Source code of charts:

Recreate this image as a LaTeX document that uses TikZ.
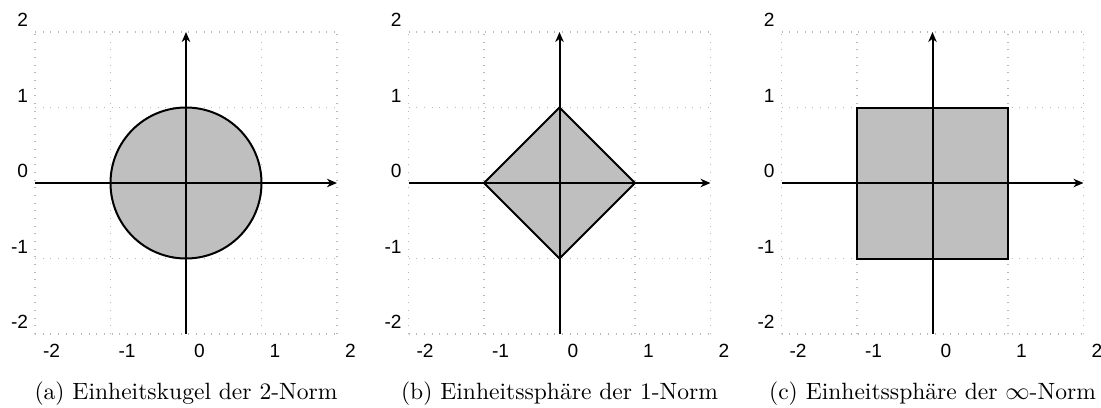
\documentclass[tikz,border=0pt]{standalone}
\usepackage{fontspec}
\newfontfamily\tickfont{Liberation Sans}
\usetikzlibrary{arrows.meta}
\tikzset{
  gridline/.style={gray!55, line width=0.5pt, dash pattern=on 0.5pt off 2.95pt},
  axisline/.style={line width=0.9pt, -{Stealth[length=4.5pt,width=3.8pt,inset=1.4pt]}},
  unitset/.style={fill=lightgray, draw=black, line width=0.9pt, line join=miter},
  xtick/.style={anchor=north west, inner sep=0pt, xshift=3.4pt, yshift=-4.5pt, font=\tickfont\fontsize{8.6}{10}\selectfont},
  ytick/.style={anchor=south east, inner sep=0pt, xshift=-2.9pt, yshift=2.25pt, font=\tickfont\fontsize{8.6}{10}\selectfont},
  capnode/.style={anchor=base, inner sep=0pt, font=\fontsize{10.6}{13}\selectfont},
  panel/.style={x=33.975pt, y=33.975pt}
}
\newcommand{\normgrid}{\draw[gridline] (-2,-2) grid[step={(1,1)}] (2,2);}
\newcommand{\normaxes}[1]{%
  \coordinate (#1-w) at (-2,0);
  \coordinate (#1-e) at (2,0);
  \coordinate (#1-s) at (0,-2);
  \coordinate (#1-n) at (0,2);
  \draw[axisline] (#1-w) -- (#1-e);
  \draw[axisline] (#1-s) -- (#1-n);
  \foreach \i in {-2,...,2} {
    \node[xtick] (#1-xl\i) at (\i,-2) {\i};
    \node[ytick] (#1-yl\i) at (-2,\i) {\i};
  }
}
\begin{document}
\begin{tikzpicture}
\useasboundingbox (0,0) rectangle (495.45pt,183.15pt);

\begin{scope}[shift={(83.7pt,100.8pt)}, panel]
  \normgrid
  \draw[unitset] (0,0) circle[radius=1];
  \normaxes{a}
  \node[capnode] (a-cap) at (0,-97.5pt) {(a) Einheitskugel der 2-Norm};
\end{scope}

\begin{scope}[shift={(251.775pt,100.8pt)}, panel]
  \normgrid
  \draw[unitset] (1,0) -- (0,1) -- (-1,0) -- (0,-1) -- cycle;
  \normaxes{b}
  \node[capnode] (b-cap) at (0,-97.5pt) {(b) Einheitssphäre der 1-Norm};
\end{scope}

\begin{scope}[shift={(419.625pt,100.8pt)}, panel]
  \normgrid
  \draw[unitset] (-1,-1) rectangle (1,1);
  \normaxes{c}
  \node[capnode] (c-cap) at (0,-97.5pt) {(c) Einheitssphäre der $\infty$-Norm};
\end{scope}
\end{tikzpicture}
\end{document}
...
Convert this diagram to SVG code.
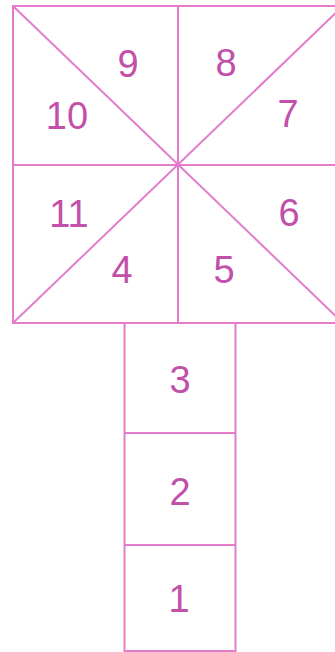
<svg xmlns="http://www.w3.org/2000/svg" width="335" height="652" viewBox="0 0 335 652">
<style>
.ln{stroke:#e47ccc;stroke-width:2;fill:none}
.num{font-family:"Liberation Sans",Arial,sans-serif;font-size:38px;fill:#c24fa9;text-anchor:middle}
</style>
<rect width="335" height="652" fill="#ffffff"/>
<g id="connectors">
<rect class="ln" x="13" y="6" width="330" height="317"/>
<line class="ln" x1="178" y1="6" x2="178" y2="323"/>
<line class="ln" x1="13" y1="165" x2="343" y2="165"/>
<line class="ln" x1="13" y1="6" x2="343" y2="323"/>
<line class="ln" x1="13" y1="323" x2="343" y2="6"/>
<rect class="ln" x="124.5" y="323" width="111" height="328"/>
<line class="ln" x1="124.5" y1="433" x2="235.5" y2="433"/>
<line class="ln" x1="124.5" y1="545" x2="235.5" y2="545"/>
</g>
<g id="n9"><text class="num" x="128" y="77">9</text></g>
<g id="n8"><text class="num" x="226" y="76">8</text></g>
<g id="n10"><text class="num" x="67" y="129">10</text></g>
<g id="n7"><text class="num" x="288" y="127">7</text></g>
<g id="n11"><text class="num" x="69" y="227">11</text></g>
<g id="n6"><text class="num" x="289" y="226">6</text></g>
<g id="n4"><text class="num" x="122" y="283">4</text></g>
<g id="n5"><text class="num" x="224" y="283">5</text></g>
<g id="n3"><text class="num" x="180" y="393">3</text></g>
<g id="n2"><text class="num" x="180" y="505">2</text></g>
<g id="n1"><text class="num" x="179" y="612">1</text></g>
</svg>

_Instruction:_ Give again, word for word, the lines from the one that contains "Recreate this image" to the one that contains "(0,0) rectangle (495.45pt,183.15pt);", both included. Omit the pictures.

_Exercise solution:_
Recreate this image as a LaTeX document that uses TikZ.
\documentclass[tikz,border=0pt]{standalone}
\usepackage{fontspec}
\newfontfamily\tickfont{Liberation Sans}
\usetikzlibrary{arrows.meta}
\tikzset{
  gridline/.style={gray!55, line width=0.5pt, dash pattern=on 0.5pt off 2.95pt},
  axisline/.style={line width=0.9pt, -{Stealth[length=4.5pt,width=3.8pt,inset=1.4pt]}},
  unitset/.style={fill=lightgray, draw=black, line width=0.9pt, line join=miter},
  xtick/.style={anchor=north west, inner sep=0pt, xshift=3.4pt, yshift=-4.5pt, font=\tickfont\fontsize{8.6}{10}\selectfont},
  ytick/.style={anchor=south east, inner sep=0pt, xshift=-2.9pt, yshift=2.25pt, font=\tickfont\fontsize{8.6}{10}\selectfont},
  capnode/.style={anchor=base, inner sep=0pt, font=\fontsize{10.6}{13}\selectfont},
  panel/.style={x=33.975pt, y=33.975pt}
}
\newcommand{\normgrid}{\draw[gridline] (-2,-2) grid[step={(1,1)}] (2,2);}
\newcommand{\normaxes}[1]{%
  \coordinate (#1-w) at (-2,0);
  \coordinate (#1-e) at (2,0);
  \coordinate (#1-s) at (0,-2);
  \coordinate (#1-n) at (0,2);
  \draw[axisline] (#1-w) -- (#1-e);
  \draw[axisline] (#1-s) -- (#1-n);
  \foreach \i in {-2,...,2} {
    \node[xtick] (#1-xl\i) at (\i,-2) {\i};
    \node[ytick] (#1-yl\i) at (-2,\i) {\i};
  }
}
\begin{document}
\begin{tikzpicture}
\useasboundingbox (0,0) rectangle (495.45pt,183.15pt);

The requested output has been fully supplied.